Robson cites the case of a client’s restaurant damaged by a fire. While its insurance policy covered the cost of rebuilding, upgrading to comply with stringent building codes and other standards was not covered, causing great hardship.
In striking contrast to Lara, who has proposed bills to extend Obamacare and MediCal, the state’s version of Medicaid, to cover noncitizens, Robson pledges to expand health freedom. She proposes to deregulate care clinics within pharmacies, which are available to anyone, “regardless of legal status, and it’s not costing the state anything,” she told LP News.
Robson vows to “never expand big government.” She aims to shift infrastructure spending away from projects such as “green” summits and high-speed rail (HSR) in favor of repairing aging water pipelines that, if they failed, would cause disastrous loss of much-needed water.
“The HSR is … never going to be built; no one’s ever going to ride on it; and it hasn’t even had one piece of track laid—but it has already cost a billion dollars,” she said.
Robson opposes adding to the state’s burgeoning debt and vows to never raise taxes.
“We’re told we have a ‘balanced budget’ thanks to [Gov.] Jerry Brown and all the tax increases of 2012,” she said. “Except: we’re $400 billion in debt because of the bond issues and unfunded pensions. Look at all the bonds and sales taxes on our November ballots—we need to not do that.”
Lara has a large war chest, with $1.5 million raised as of the end of July. But the more Robson meets constituents, the more she finds he’s “well-liked by politicians, but not by his constituents.”
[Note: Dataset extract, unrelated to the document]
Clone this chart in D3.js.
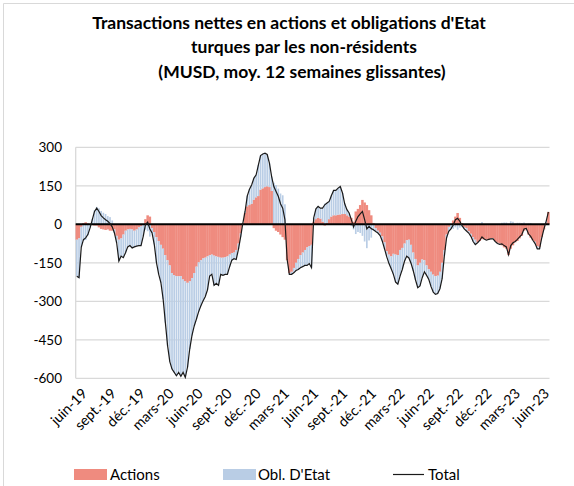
<!DOCTYPE html>
<html><head><meta charset="utf-8">
<script src="https://cdn.jsdelivr.net/npm/d3@7"></script>
<style>body{margin:0;background:#fff} svg{display:block} text{font-family:Lato,'Noto Sans',sans-serif;fill:#000}</style>
</head><body><svg id="c" width="574" height="486"></svg>
<script>
// Weekly observations (12-week moving average), first week ending 2019-05-17
const firstWeek = "2019-05-17";
const actions = [
-60,-55,-10,5,8,3,0,-3,-5,-5,-12,-18,-20,-22,-20,-25,-25,-20,-45,-60,
-55,-40,-25,-20,-18,-20,-25,-20,-12,-8,0,20,35,30,-15,-30,-50,-65,-80,-95,
-120,-140,-160,-190,-198,-202,-202,-202,-215,-222,-228,-222,-210,-190,-165,-148,-140,-133,-130,-125,
-120,-118,-122,-125,-127,-130,-130,-128,-125,-118,-112,-110,-100,-75,-35,5,45,70,75,80,
96,105,110,135,140,145,148,145,130,-15,-25,-30,-40,-50,-60,-140,-190,-185,-170,-150,
-135,-120,-110,-100,-90,-85,-80,10,20,25,22,10,-5,5,20,30,35,35,37,38,
40,40,35,30,25,10,50,60,75,95,85,75,55,35,5,-15,-25,-33,-47,-70,
-105,-118,-125,-115,-118,-120,-100,-92,-75,-62,-60,-80,-110,-135,-160,-150,-137,-140,-160,-175,
-185,-196,-202,-200,-185,-150,-100,-40,-10,0,15,30,44,25,5,-10,-15,-27,-37,-50,
-60,-70,-65,-58,-58,-60,-60,-55,-55,-65,-72,-75,-82,-90,-95,-120,-95,-82,-70,-65,
-55,-45,-25,-18,-40,-52,-62,-68,-85,-88,-50,-20,5,48
];
const obligations = [
-142,-153,-80,-65,-61,-43,-14,21,55,68,62,52,45,40,32,28,15,-14,-27,-83,
-69,-90,-86,-68,-65,-72,-63,-65,-71,-75,-47,-21,-27,-48,-19,-49,-100,-130,-148,-197,
-263,-333,-375,-374,-379,-388,-375,-390,-362,-374,-329,-264,-224,-207,-205,-193,-178,-166,-152,-131,
-82,-77,-116,-105,-111,-65,-69,-67,-70,-48,-28,-24,-37,-23,-14,0,5,41,62,74,
84,88,121,133,134,132,124,93,56,162,153,139,120,113,78,3,-5,-10,-19,-30,
-41,-49,-55,-60,-70,-68,-89,15,40,45,41,53,81,78,69,82,97,97,104,109,
82,40,22,14,-7,-20,-38,-30,-34,-45,-67,-93,-63,-52,-26,-13,-9,-11,-19,-26,
-22,-35,-48,-80,-107,-113,-102,-84,-69,-62,-71,-73,-72,-82,-87,-90,-71,-45,-39,-40,
-58,-68,-71,-70,-66,-62,-24,-13,-17,-18,-18,-12,-21,-13,-10,-8,-11,-7,-10,-17,
-19,-2,2,9,1,-2,1,-2,-2,-2,-3,-3,6,7,7,2,12,10,3,6,
6,5,7,2,3,5,0,-7,-11,-8,-3,2,7,0
];
const seriesNames = ["Actions", "Obl. D'Etat", "Total"];
const yTicks = [300, 150, 0, -150, -300, -450, -600];
const xTickLabels = ["juin-19","sept.-19","déc.-19","mars-20","juin-20","sept.-20","déc.-20","mars-21",
  "juin-21","sept.-21","déc.-21","mars-22","juin-22","sept.-22","déc.-22","mars-23","juin-23"];
const xTickDates = ["2019-06-01","2019-09-01","2019-12-01","2020-03-01","2020-06-01","2020-09-01","2020-12-01","2021-03-01",
  "2021-06-01","2021-09-01","2021-12-01","2022-03-01","2022-06-01","2022-09-01","2022-12-01","2023-03-01","2023-06-01"];
const titleLines = ["Transactions nettes en actions et obligations d'Etat", "turques par les non-résidents", "(MUSD, moy. 12 semaines glissantes)"];

const colA = "#EF8B7F", colO = "#B9CDE5";
const DAY = 864e5;
const t0 = new Date(firstWeek + "T00:00:00Z").getTime();
const data = actions.map((a, i) => ({date: new Date(t0 + i * 7 * DAY), a: a, o: obligations[i]}));
data.forEach(d => d.total = d.a + d.o);

const svg = d3.select("#c");
const L = 75.7, R = 549.5, T = 147.3, B = 378.3;
const x = d3.scaleUtc()
  .domain([new Date(t0 - 3.5 * DAY), new Date(data[data.length - 1].date.getTime() + 3.5 * DAY)])
  .range([L, R]);
const y = d3.scaleLinear().domain([-600, 300]).range([B, T]);
const step = x(new Date(t0 + 7 * DAY)) - x(new Date(t0));

// chart border (left / top)
svg.append("path").attr("d", "M3.5,486 V3.5 H574").attr("fill", "none").attr("stroke", "#D9D9D9").attr("stroke-width", 1);

// gridlines
svg.append("g").selectAll("line").data(yTicks.filter(v => v !== 0)).join("line")
  .attr("x1", L).attr("x2", R).attr("y1", d => y(d)).attr("y2", d => y(d))
  .attr("stroke", "#D9D9D9").attr("stroke-width", 1.3);
svg.append("line").attr("x1", L).attr("x2", L).attr("y1", T).attr("y2", B)
  .attr("stroke", "#D9D9D9").attr("stroke-width", 1.3);

// y labels
svg.append("g").selectAll("text").data(yTicks).join("text")
  .attr("x", 62).attr("y", d => y(d)).attr("dy", "0.35em").attr("text-anchor", "end")
  .style("font-size", "13.5px").text(d => d);

// stacked bars
const stack = d3.stack().keys(["a", "o"]).offset(d3.stackOffsetDiverging);
const layers = stack(data);
const gb = svg.append("g");
gb.append("g").selectAll("rect").data(layers[0]).join("rect")
  .attr("x", d => x(d.data.date) - step / 2 - 0.15).attr("width", step + 0.3)
  .attr("y", d => y(Math.max(d[0], d[1]))).attr("height", d => Math.abs(y(d[0]) - y(d[1])))
  .attr("fill", colA);
gb.append("g").selectAll("rect").data(layers[1]).join("rect")
  .attr("x", d => x(d.data.date) - step * 0.38).attr("width", step * 0.76)
  .attr("y", d => y(Math.max(d[0], d[1]))).attr("height", d => Math.abs(y(d[0]) - y(d[1])))
  .attr("fill", colO);

// zero line
svg.append("line").attr("x1", L).attr("x2", R).attr("y1", y(0)).attr("y2", y(0))
  .attr("stroke", "#000").attr("stroke-width", 2);

// total line
svg.append("path").datum(data)
  .attr("d", d3.line().x(d => x(d.date)).y(d => y(d.total)))
  .attr("fill", "none").attr("stroke", "#1a1a1a").attr("stroke-width", 1.2);

// x labels
svg.append("g").selectAll("text").data(xTickLabels).join("text")
  .attr("transform", (d, i) => `translate(${x(new Date(xTickDates[i] + "T00:00:00Z")) + 3},${391}) rotate(-45)`)
  .attr("text-anchor", "end").attr("dy", "0.35em")
  .style("font-size", "14.2px").text(d => d);

// title
const tc = [289, 304, 302];
svg.append("g").selectAll("text").data(titleLines).join("text")
  .attr("x", (d, i) => tc[i]).attr("y", (d, i) => 28.5 + i * 24.5).attr("text-anchor", "middle")
  .style("font-size", "17.5px").style("font-weight", "bold").text(d => d);

// legend
const lg = svg.append("g");
lg.append("rect").attr("x", 74).attr("y", 469).attr("width", 33).attr("height", 11).attr("fill", colA);
lg.append("text").attr("x", 110).attr("y", 479.5).style("font-size", "15px").text(seriesNames[0]);
lg.append("rect").attr("x", 223).attr("y", 469).attr("width", 33).attr("height", 11).attr("fill", colO);
lg.append("text").attr("x", 258).attr("y", 479.5).style("font-size", "15px").text(seriesNames[1]);
lg.append("line").attr("x1", 393).attr("x2", 424).attr("y1", 474.5).attr("y2", 474.5).attr("stroke", "#1a1a1a").attr("stroke-width", 1.2);
lg.append("text").attr("x", 428).attr("y", 479.5).style("font-size", "15px").text(seriesNames[2]);
</script></body></html>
Lara voted for every one of those gun bills—even the ones that Jerry Brown vetoed—the really ridiculous ones,” she said. “At one meeting I attended, I found there’s a large contingent of Pink Pistols, for whom Lara’s openly gay status is no advantage.”
In 2012, Lara’s alternative-party opponent did no campaigning, yet won 20 percent of the vote.
This year, Robson is turning up the heat.